Eventually we broke away from Aunt Jane & family and returned to near Blossom, where we'd parked our car. Just around the corner from Blossom is the place where Marissa and her husband David just moved after selling their $2 million apartment in Chelsea. The new place is the lowest three floors of a brownstone and had cost them a cool $4 million. When you spend that much money on a place, getting it to look precisely how you want it is a trivial additional expense. So when Marissa showed us around, she pointed to a number of non-trivial alterations, including the replacement of the marble countertops in the kitchen and the resloping of two different flights of stairs (David has bad knees). It's a nice big place and had the look of timeless solidity about it. It even has a back yard. But $4 million seems like a lot of money; clearly the main thing being bought is the perfect location, only a block from Central Park and within easy commuter distance of all of the nation's best employment opportunities. Clearly, though, the only people who can afford to live in that neighborhood have important, stressful jobs. The upstairs neighbor, for example, is President of ABC in New York City and has a television in every room (including a tiny LCD built into a bathroom mirror). Another neighbor is a compulsive cigar smoker. (I suggested that part of the cost of their new place might have to include a contract taken out on his life.)

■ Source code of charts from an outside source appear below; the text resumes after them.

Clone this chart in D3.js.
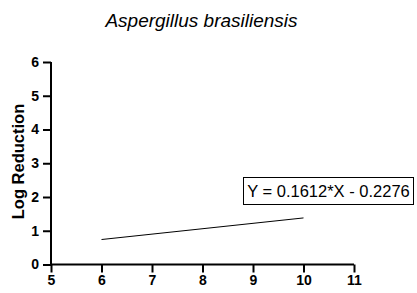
<!DOCTYPE html>
<html>
<head>
<meta charset="utf-8">
<script src="https://cdn.jsdelivr.net/npm/d3@7"></script>
<style>
body { margin: 0; background: #fff; }
text { font-family: Arial, "Liberation Sans", sans-serif; }
</style>
</head>
<body>
<script>
// fitted line
var lineX = [6, 10];
var lineY = [0.74, 1.38];
var xTicks = [5, 6, 7, 8, 9, 10, 11];
var yTicks = [0, 1, 2, 3, 4, 5, 6];
var title = "Aspergillus brasiliensis";
var eqText = "Y = 0.1612*X - 0.2276";

var W = 417, H = 293;
var margin = {top: 62, right: 63, bottom: 28.5, left: 51},
    width = W - margin.left - margin.right,
    height = H - margin.top - margin.bottom;

var svg = d3.select("body").append("svg")
    .attr("width", W)
    .attr("height", H);

var g = svg.append("g")
    .attr("transform", "translate(" + margin.left + "," + margin.top + ")");

var x = d3.scaleLinear().domain([5, 11]).range([0, 303]);
var y = d3.scaleLinear().domain([0, 6]).range([height, 0]);

var xAxis = d3.axisBottom(x).tickValues(xTicks).tickFormat(d3.format("d"))
    .tickSize(8).tickPadding(3).tickSizeOuter(0);
var yAxis = d3.axisLeft(y).tickValues(yTicks).tickFormat(d3.format("d"))
    .tickSize(8).tickPadding(4).tickSizeOuter(0);

var gx = g.append("g")
    .attr("transform", "translate(0," + height + ")")
    .call(xAxis);
var gy = g.append("g").call(yAxis);

[gx, gy].forEach(function(a) {
    a.selectAll("path, line").attr("stroke", "#000").attr("stroke-width", 2);
    a.selectAll("text")
        .attr("fill", "#000")
        .style("font-family", "Arial, 'Liberation Sans', sans-serif")
        .style("font-size", "14px")
        .style("font-weight", "bold");
});
gy.select(".domain").attr("d", "M0," + (height + 1) + "V0");
gx.select(".domain").attr("d", "M-1,0H" + x(11));

// fitted line
var pts = lineX.map(function(d, i) { return [d, lineY[i]]; });
g.append("path")
    .datum(pts)
    .attr("fill", "none")
    .attr("stroke", "#000")
    .attr("stroke-width", 1)
    .attr("d", d3.line()
        .x(function(d) { return x(d[0]); })
        .y(function(d) { return y(d[1]); }));

// equation box
var eq = svg.append("g").attr("transform", "translate(243.5,177.5)");
eq.append("rect")
    .attr("width", 170)
    .attr("height", 27)
    .attr("fill", "#fff")
    .attr("stroke", "#000")
    .attr("stroke-width", 1);
eq.append("text")
    .attr("x", 85)
    .attr("y", 19.5)
    .attr("text-anchor", "middle")
    .style("font-size", "16.5px")
    .text(eqText);

// title
svg.append("text")
    .attr("x", 201.5)
    .attr("y", 26.5)
    .attr("text-anchor", "middle")
    .style("font-size", "19px")
    .style("font-style", "italic")
    .text(title);

// y label
svg.append("text")
    .attr("transform", "translate(23.5,161.5) rotate(-90)")
    .attr("text-anchor", "middle")
    .style("font-size", "16.5px")
    .style("font-weight", "bold")
    .text("Log Reduction");
</script>
</body>
</html>
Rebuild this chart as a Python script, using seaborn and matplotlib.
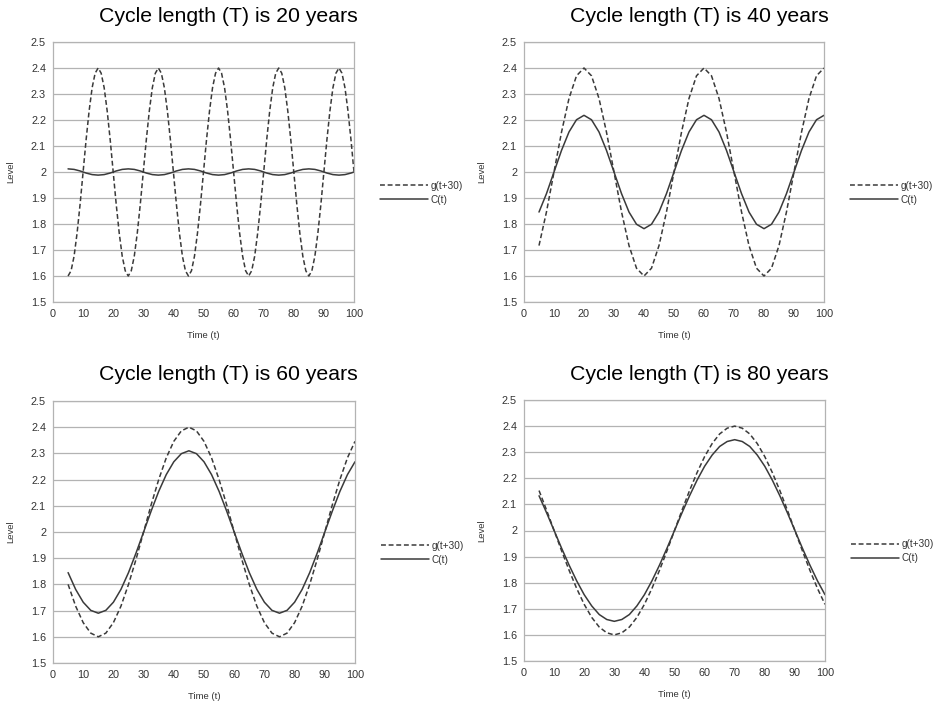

Our friend Susan the artist had given us the key to her apartment 20 blocks further to the north on the Upper West Side, but in the end we decided to drive back home tonight. I was a little worried about what trouble the dogs (completely unsupervised as they were) might be getting themselves into. Somehow we managed to drive from where we were parked in front of Blossom all the way back home in only an hour and forty minutes. (It took us only 12 minutes to get from Blossom to the Palisades Parkway).